A 227-kilo, US-made Mark-82 bomb was recovered from the Tonle Sap river without incident by an elite Cambodian dive team yesterday morning.

According to Mike Nisi, a former US Navy SEAL who supervised the dive, four 105mm artillery shells were also found in two river sites near Preak Pnuv, just south of Phnom Penh, over the 10-day operation.

The US-supported Cambodian Mine Action Centre (CMAC) Salvage Dive Unit consists of 11 Cambodian divers.

In yesterday’s three and half hour operation, the Cold War-era bomb, which was submerged 6-metres deep in water with “zero visibility”, was brought to the surface using a remotely inflated balloon that was attached to the ordnance by a diver, said Nisi.

The bomb was then hooked to a cable and pulled to shore by car, allowing the team to keep a 200-metre distance.

Nisi said CMAC learned of the bomb through local fishermen, who had been snagging their nets on the leftover ordnance.

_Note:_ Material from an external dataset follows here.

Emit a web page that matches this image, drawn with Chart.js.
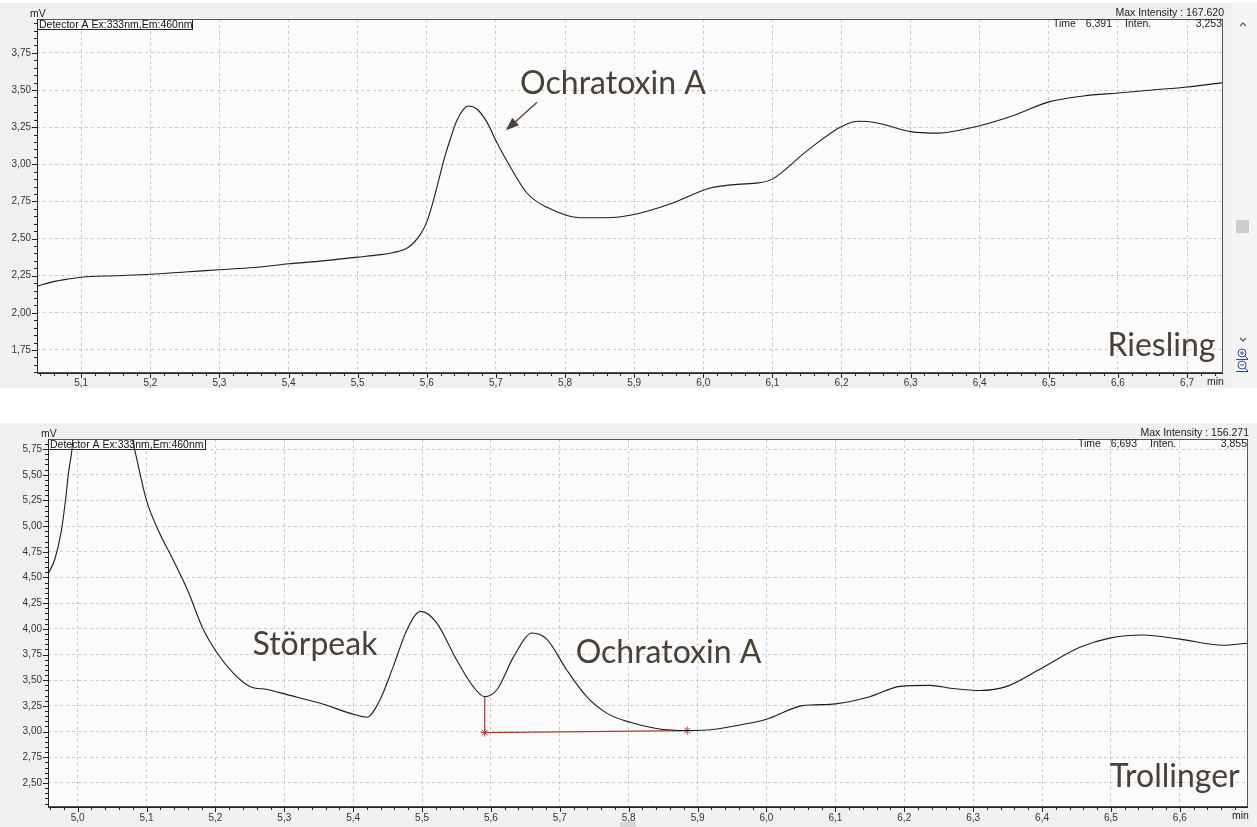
<!DOCTYPE html>
<html>
<head>
<meta charset="utf-8">
<title>Ochratoxin A chromatograms</title>
<script src="https://cdn.jsdelivr.net/npm/chart.js@4.4.1/dist/chart.umd.min.js"></script>
<style>
body{margin:0;background:#fff;width:1257px;height:827px;overflow:hidden;position:relative}
canvas{position:absolute;left:0}
#riesling{top:3px}
#trollinger{top:423px}
</style>
</head>
<body>
<canvas id="riesling" width="1257" height="385"></canvas>
<canvas id="trollinger" width="1257" height="404"></canvas>
<script>
'use strict'

// Riesling (top panel), time in min, signal in mV
var rieslingTime = [5.036, 5.06, 5.08, 5.1, 5.15, 5.2, 5.25, 5.3, 5.35, 5.4, 5.45, 5.5, 5.53, 5.55, 5.573, 5.59, 5.6, 5.609, 5.619, 5.626, 5.634, 5.643, 5.653, 5.66, 5.672, 5.687, 5.701, 5.718, 5.745, 5.774, 5.822, 5.86, 5.898, 5.956, 6.01, 6.049, 6.08, 6.1, 6.15, 6.2, 6.225, 6.25, 6.3, 6.34, 6.4, 6.45, 6.5, 6.55, 6.6, 6.65, 6.7, 6.752]
var rieslingSignal = [2.18, 2.21, 2.227, 2.24, 2.25, 2.26, 2.275, 2.29, 2.305, 2.33, 2.35, 2.375, 2.39, 2.405, 2.44, 2.523, 2.612, 2.747, 2.926, 3.05, 3.17, 3.29, 3.37, 3.392, 3.374, 3.284, 3.15, 3.005, 2.805, 2.71, 2.64, 2.64, 2.66, 2.74, 2.84, 2.865, 2.875, 2.9, 3.09, 3.255, 3.29, 3.28, 3.22, 3.21, 3.26, 3.33, 3.42, 3.46, 3.48, 3.50, 3.52, 3.55]
var rieslingXTicks = [5.1, 5.2, 5.3, 5.4, 5.5, 5.6, 5.7, 5.8, 5.9, 6.0, 6.1, 6.2, 6.3, 6.4, 6.5, 6.6, 6.7]
var rieslingYTicks = [1.75, 2.00, 2.25, 2.50, 2.75, 3.00, 3.25, 3.50, 3.75]

// Trollinger (bottom panel)
var trollingerTime = [4.957, 4.967, 4.976, 4.982, 4.987, 4.992, 5.0, 5.035, 5.07, 5.08, 5.086, 5.1, 5.117, 5.138, 5.16, 5.182, 5.202, 5.226, 5.25, 5.275, 5.304, 5.35, 5.4, 5.42, 5.439, 5.458, 5.478, 5.498, 5.521, 5.55, 5.574, 5.591, 5.609, 5.633, 5.66, 5.681, 5.71, 5.739, 5.768, 5.802, 5.84, 5.884, 5.922, 5.958, 6.0, 6.05, 6.07, 6.1, 6.15, 6.194, 6.237, 6.27, 6.31, 6.349, 6.4, 6.455, 6.498, 6.546, 6.6, 6.662, 6.699]
var trollingerSignal = [4.53, 4.68, 4.94, 5.23, 5.53, 5.76, 6.5, 7.6, 6.5, 5.85, 5.65, 5.25, 4.96, 4.68, 4.37, 4.0, 3.77, 3.57, 3.44, 3.41, 3.36, 3.28, 3.17, 3.14, 3.31, 3.63, 3.99, 4.17, 4.06, 3.70, 3.44, 3.34, 3.41, 3.73, 3.96, 3.90, 3.60, 3.34, 3.18, 3.09, 3.03, 3.01, 3.02, 3.06, 3.12, 3.25, 3.26, 3.27, 3.34, 3.44, 3.45, 3.42, 3.40, 3.44, 3.62, 3.82, 3.91, 3.94, 3.90, 3.84, 3.86]
var trollingerXTicks = [5.0, 5.1, 5.2, 5.3, 5.4, 5.5, 5.6, 5.7, 5.8, 5.9, 6.0, 6.1, 6.2, 6.3, 6.4, 6.5, 6.6]
var trollingerYTicks = [2.50, 2.75, 3.00, 3.25, 3.50, 3.75, 4.00, 4.25, 4.50, 4.75, 5.00, 5.25, 5.50, 5.75]
// integration baseline drawn under the Ochratoxin A peak
var baselineTime = [5.591, 5.591, 5.885]
var baselineSignal = [3.34, 2.99, 3.01]

var inkColor = "#4a4037"
var bigFont = "32px Lato, 'Open Sans', sans-serif"
var smallFont = "10.5px 'Liberation Sans', Arial, sans-serif"

function toPoints(xs, ys){
    var pts = []
    for(let i = 0; i < xs.length; i++){
        pts.push({x: xs[i], y: ys[i]})
    }
    return pts
}

function comma(v, digits){
    return v.toFixed(digits).replace(".", ",")
}

function drawArrow(ctx, x1, y1, x2, y2){
    var ang = Math.atan2(y2 - y1, x2 - x1)
    ctx.beginPath()
    ctx.moveTo(x1, y1)
    ctx.lineTo(x2 - 8 * Math.cos(ang), y2 - 8 * Math.sin(ang))
    ctx.stroke()
    ctx.beginPath()
    ctx.moveTo(x2, y2)
    ctx.lineTo(x2 - 13 * Math.cos(ang) + 5 * Math.sin(ang), y2 - 13 * Math.sin(ang) - 5 * Math.cos(ang))
    ctx.lineTo(x2 - 13 * Math.cos(ang) - 5 * Math.sin(ang), y2 - 13 * Math.sin(ang) + 5 * Math.cos(ang))
    ctx.closePath()
    ctx.fill()
}

function magnifier(ctx, x, y, plus){
    ctx.save()
    ctx.strokeStyle = "#2b45b5"
    ctx.fillStyle = "#fff"
    ctx.lineWidth = 1
    ctx.beginPath()
    ctx.arc(x, y, 4, 0, Math.PI * 2)
    ctx.fill()
    ctx.stroke()
    ctx.beginPath()
    ctx.moveTo(x - 2, y); ctx.lineTo(x + 2, y)
    if(plus){ ctx.moveTo(x, y - 2); ctx.lineTo(x, y + 2) }
    ctx.moveTo(x + 3, y + 3); ctx.lineTo(x + 6, y + 6)
    ctx.moveTo(x - 6, y + 6.5); ctx.lineTo(x + 6, y + 6.5)
    ctx.stroke()
    ctx.restore()
}

// draws the instrument-software look around the plot: frame, ticks, header texts, labels
function panelPlugin(info){
    return {
        id: "panel",
        beforeDraw: function(chart){
            var ctx = chart.ctx, a = chart.chartArea
            ctx.save()
            ctx.fillStyle = "#f0f0f0"
            ctx.fillRect(0, 0, chart.width, chart.height)
            ctx.fillStyle = "#fbfbfb"
            ctx.fillRect(a.left, a.top, a.right - a.left, a.bottom - a.top)
            ctx.restore()
        },
        beforeDatasetsDraw: function(chart){
            var ctx = chart.ctx, a = chart.chartArea
            ctx.save()
            ctx.strokeStyle = "#222"
            ctx.lineWidth = 1
            ctx.strokeRect(a.left + 0.5, a.top + 0.5, info.boxWidth, 10)
            ctx.font = "10.5px 'Liberation Sans', Arial, sans-serif"
            ctx.fillStyle = "#111"
            ctx.textBaseline = "middle"
            ctx.fillText("Detector A Ex:333nm,Em:460nm", a.left + 2, a.top + 6)
            ctx.restore()
        },
        afterDraw: function(chart){
            var ctx = chart.ctx, a = chart.chartArea
            var xs = chart.scales.x, ys = chart.scales.y
            ctx.save()
            // frame
            ctx.strokeStyle = "#555"
            ctx.lineWidth = 1
            ctx.strokeRect(a.left + 0.5, a.top + 0.5, a.right - a.left - 1, a.bottom - a.top - 1)
            ctx.strokeStyle = "#222"
            ctx.beginPath()
            ctx.moveTo(a.left + 0.5, a.top); ctx.lineTo(a.left + 0.5, a.bottom + 0.5)
            ctx.lineTo(a.right, a.bottom + 0.5)
            ctx.stroke()
            // ticks
            ctx.beginPath()
            var step = 0.02
            for(let v = Math.ceil(xs.min / step) * step; v <= xs.max; v += step){
                var px = Math.round(xs.getPixelForValue(v)) + 0.5
                var major = Math.abs(v * 10 - Math.round(v * 10)) < 0.01
                ctx.moveTo(px, a.bottom); ctx.lineTo(px, a.bottom + (major ? 5 : 3))
            }
            step = 0.05
            for(let v = Math.ceil(ys.min / step) * step; v <= ys.max; v += step){
                var py = Math.round(ys.getPixelForValue(v)) + 0.5
                var majorY = Math.abs(v * 4 - Math.round(v * 4)) < 0.01
                ctx.moveTo(a.left, py); ctx.lineTo(a.left - (majorY ? 5 : 3), py)
            }
            ctx.stroke()
            // header texts
            ctx.font = smallFont
            ctx.fillStyle = "#222"
            ctx.textBaseline = "middle"
            ctx.fillText("mV", a.left - 7, a.top - 5)
            ctx.fillText("min", a.right - 16, a.bottom + 9)
            ctx.textAlign = "right"
            ctx.fillText("Max Intensity : " + info.maxIntensity, a.right + 1, a.top - 6)
            ctx.fillText(info.time, a.right - 111, a.top + 5)
            ctx.fillText(info.inten, a.right - 1, a.top + 5)
            ctx.textAlign = "left"
            ctx.fillText("Time", a.right - 170, a.top + 5)
            ctx.fillText("Inten.", a.right - 98, a.top + 5)
            // annotations
            ctx.font = bigFont
            ctx.fillStyle = inkColor
            ctx.textBaseline = "alphabetic"
            for(let i = 0; i < info.labels.length; i++){
                var l = info.labels[i]
                ctx.textAlign = l.align
                ctx.fillText(l.text, xs.getPixelForValue(l.x), ys.getPixelForValue(l.y))
            }
            if(info.arrow){
                ctx.strokeStyle = inkColor
                ctx.lineWidth = 1.3
                drawArrow(ctx, xs.getPixelForValue(info.arrow[0]), ys.getPixelForValue(info.arrow[1]),
                    xs.getPixelForValue(info.arrow[2]), ys.getPixelForValue(info.arrow[3]))
            }
            // window controls
            if(info.scrollbar){
                ctx.fillStyle = "#f5f5f5"
                ctx.fillRect(1232, 0, 25, chart.height)
                ctx.fillStyle = "#cdcdcd"
                ctx.fillRect(1236, 217, 13, 13)
                ctx.strokeStyle = "#555"
                ctx.lineWidth = 1.2
                ctx.beginPath()
                ctx.moveTo(1240, 23); ctx.lineTo(1243, 20); ctx.lineTo(1246, 23)
                ctx.moveTo(1240, 335); ctx.lineTo(1243, 338); ctx.lineTo(1246, 335)
                ctx.stroke()
                magnifier(ctx, 1242, 350, true)
                magnifier(ctx, 1242, 362, false)
            } else {
                ctx.fillStyle = "#d6d6d6"
                ctx.fillRect(620, 399, 16, 5)
            }
            ctx.restore()
        }
    }
}

function makeChart(id, info){
    var canvas = document.getElementById(id)
    var datasets = [{
        data: toPoints(info.time_, info.signal),
        borderColor: "#1c1c1c",
        borderWidth: 1.1,
        pointRadius: 0,
        cubicInterpolationMode: "monotone"
    }]
    if(info.baseline){
        datasets.push({
            data: info.baseline,
            borderColor: "#b53a34",
            borderWidth: 1.2,
            pointStyle: "star",
            pointRadius: [0, 4, 4],
            pointBorderColor: "#b53a34",
            pointBorderWidth: 1,
            tension: 0
        })
    }
    return new Chart(canvas.getContext("2d"), {
        type: "line",
        data: {datasets: datasets},
        plugins: [panelPlugin(info)],
        options: {
            responsive: false,
            animation: false,
            events: [],
            layout: {padding: {top: 16, right: info.rightPad, left: 0, bottom: 0}},
            plugins: {legend: {display: false}, tooltip: {enabled: false}},
            scales: {
                x: {
                    type: "linear",
                    min: info.xMin,
                    max: info.xMax,
                    afterBuildTicks: function(scale){ scale.ticks = info.xTicks.map(function(v){ return {value: v} }) },
                    afterFit: function(scale){ scale.height = info.xHeight },
                    grid: {color: "#cacaca", drawTicks: false},
                    border: {display: false, dash: [3, 3]},
                    ticks: {
                        autoSkip: false, maxRotation: 0, padding: info.xPad, color: "#333",
                        font: {family: "'Liberation Sans', Arial, sans-serif", size: 10},
                        callback: function(v){ return comma(v, 1) }
                    }
                },
                y: {
                    type: "linear",
                    min: info.yMin,
                    max: info.yMax,
                    afterBuildTicks: function(scale){ scale.ticks = info.yTicks.map(function(v){ return {value: v} }) },
                    afterFit: function(scale){ scale.width = info.yWidth },
                    grid: {color: "#cacaca", drawTicks: false},
                    border: {display: false, dash: [3, 3]},
                    ticks: {
                        autoSkip: false, padding: 6, color: "#333",
                        font: {family: "'Liberation Sans', Arial, sans-serif", size: 10},
                        callback: function(v){ return comma(v, 2) }
                    }
                }
            }
        }
    })
}

makeChart("riesling", {
    time_: rieslingTime, signal: rieslingSignal,
    xTicks: rieslingXTicks, yTicks: rieslingYTicks,
    xMin: 5.036, xMax: 6.752, yMin: 1.595, yMax: 3.978,
    yWidth: 37, xHeight: 15, xPad: 4, rightPad: 34, boxWidth: 155,
    maxIntensity: "167.620", time: "6,391", inten: "3,253",
    labels: [
        {text: "Ochratoxin A", x: 5.735, y: 3.47, align: "left"},
        {text: "Riesling", x: 6.741, y: 1.71, align: "right"}
    ],
    arrow: [5.7595, 3.417, 5.7145, 3.229],
    scrollbar: true
})

makeChart("trollinger", {
    time_: trollingerTime, signal: trollingerSignal,
    baseline: toPoints(baselineTime, baselineSignal),
    xTicks: trollingerXTicks, yTicks: trollingerYTicks,
    xMin: 4.957, xMax: 6.699, yMin: 2.266, yMax: 5.848,
    yWidth: 48, xHeight: 20, xPad: 5, rightPad: 9, boxWidth: 157,
    maxIntensity: "156.271", time: "6,693", inten: "3,855",
    labels: [
        {text: "Störpeak", x: 5.254, y: 3.75, align: "left"},
        {text: "Ochratoxin A", x: 5.723, y: 3.672, align: "left"},
        {text: "Trollinger", x: 6.687, y: 2.461, align: "right"}
    ],
    arrow: null,
    scrollbar: false
})
</script>
</body>
</html>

According to Allen Tan, country manager for the Golden West Humanitarian Foundation, a US demining group that supports CMAC, the ordnance likely belonged to forces fighting for the US-backed Lon Nol regime.

Each of the recovered explosives was missing a fuse, said Tan, which suggested that – at least in the case of the artillery shells – they were being transported by boat before being lost.

The recovered UXO have been transferred to CMAC’s headquarters in Kampong Chhnang for disposal, he said.